I’m pretty sure I’m right, but hey—maybe you guys will prove me wrong.


Appendix - In Which I Concede a Situation Where I Look Pretty Wrong, but Not Really because Reasons


Funny thing about the terms of the metagame prediction challenge - had I run this challenge for Pro Tour Kaladesh, I would probably have lost. Why? Well, you may recall that this card was recently banned:
And honestly, had I run the prediction challenge pre PT-KLD, I expect a lot of people would have picked Copter. Now, I could submit the small quibble that the Smuggler’s Copter is colorless. For a prediction game that’s scored simply on the number of decks in which your picked cards appear, the strategic choice is to load up on powerful colorless cards that can go in many archetypes, rather than powerful archetype-specific cards. Even if you thought, say, Chandra, Torch of Defiance would end up being stronger than Smuggler’s Copter, your incentive would still to pick Copter. My point is not that Chandra is stronger than Copter, as we’ve learned that she’s not, just that someone *believing* at that time that Chandra is stronger would still have picked Copter, thus misrepresenting the wisdom of the playerbase versus development. It’s for this reason that I’ve segregated the colorless cards from the pick pool in the PT AER prediction challenge.

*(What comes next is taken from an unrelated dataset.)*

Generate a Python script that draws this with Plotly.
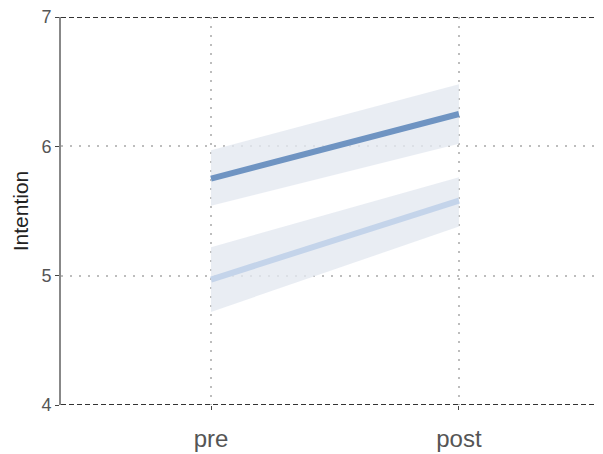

But that’s just a quibble, and  to be completely honest - a lot of people pegged Copter as the defining card of the set shortly after release, head and shoulders above the rest of the set. I don’t believe many people predicted a banworthy-level of brokenness from Copter, but it was definitely a case where FFL missed something that was reasonably obvious.

That said, a single exception does not disprove a general rule, and there is an “almost” in my assertion for a reason: “complaints are (almost) always hindsight bias.” So even granting that complaints about FFL missing on Smugglers Copter are more reasonable than most MtG balance whining, I still believe overall that obvious development mistakes are extremely rare.